Discipline and restraint: budget 2016-18 wrap
After five days of discussion over sixty-plus amendments, this year’s City Council budget debate could be characterized as a difficult, yet productive journey.
When we began these discussions last Friday, there were $58 million in unfunded initiatives and a 4.9% proposed property tax increase before Council. At the same time, we’d heard loud and clear about the financial stress many Edmonton households and businesses were under. Something had to give.
I believe the budget passed unanimously by Council yesterday addresses the call for restraint in the most reasonable way possible.
By supporting my motion to fund the neighbourhood renewal program through grants and savings, Council showed it was willing to be creative about where we could find large-scale savings and deliver the relief Edmontonians were looking for. Through this single motion, Council was able to shave 1.5% off the proposed tax increase for the next two years.

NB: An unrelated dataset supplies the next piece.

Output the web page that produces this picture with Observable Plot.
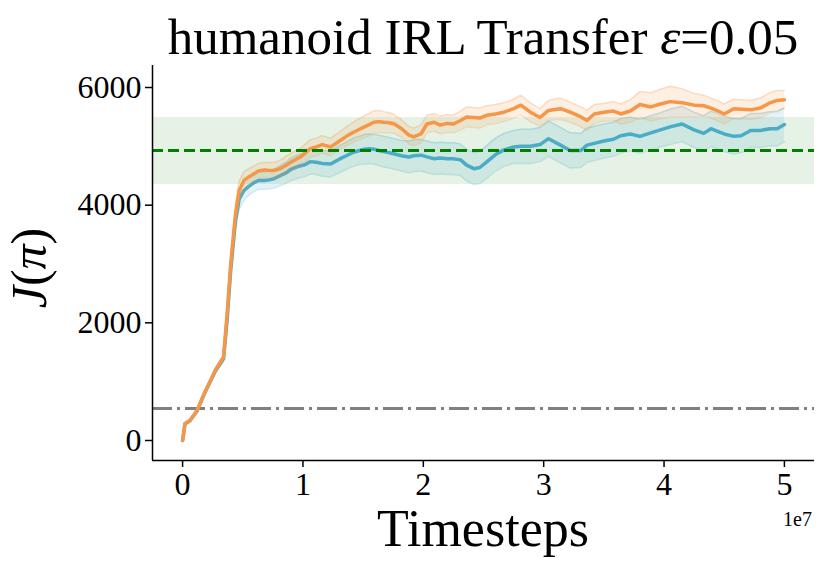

In addition, I believe we have changed the conversation, for the better, about how we fund policing in our city.
The new formula-based approach that I proposed – which was unanimously supported by Council – will give EPS the certainty they need to plan for the long-term, instead of coming back to Council each year to state their case for new funding. This new approach will see police receive an additional $3 million more in funding next year, and predictable growth in future years that is tied to inflation and population growth.
EPS and Council are also fully aligned on the need for more provincial support for policing, more prevention measures and changes like court reforms that will let our officers spend their time, training and energy responding to crime.
In many ways, this budget was about drawing a line in the sand over what is Edmonton’s responsibility – and what should be uploaded back to other orders of government.
We took small steps forward on overlapping programs like a low income transit pass – but we also sent a clear signal that these will not happen without significant provincial support. We also showed the discipline to avoid taking on more than we should when it comes to areas of provincial and federal responsibility, like housing.
Council also demonstrated restraint by staying within the $10 million made available to it each year through efficiency and innovation efforts within administration. While the temptation may have been there to fund more programs and initiatives, we all recognized that now was not the time to do so. By staying within our means, we didn’t have to raise taxes further and yet we were able to still fund things like gender-based violence prevention, improved maintenance of our sports fields and the early stages of our energy transition strategy.
WIthin the 3.4% increase we ended up with the fundamental building blocks of well-considered budget in place: 2.6% to keep pace with the demands of a busy city (primarily in labour and operating commitments), and 0.8% to begin paying for the long-awaited Valley Line LRT to the southeast. We also began the important process of looking more deeply at our cost drivers through a review of staff overtime and a wholesale review of city services – all in the name of finding long-term efficiency, effectiveness and alignment with our core priorities as a Council.
Make no mistake, however. The effort to find efficiencies and the push for greater efficacy in our operations doesn’t end with this budget, but remains core to the ongoing work of this Council.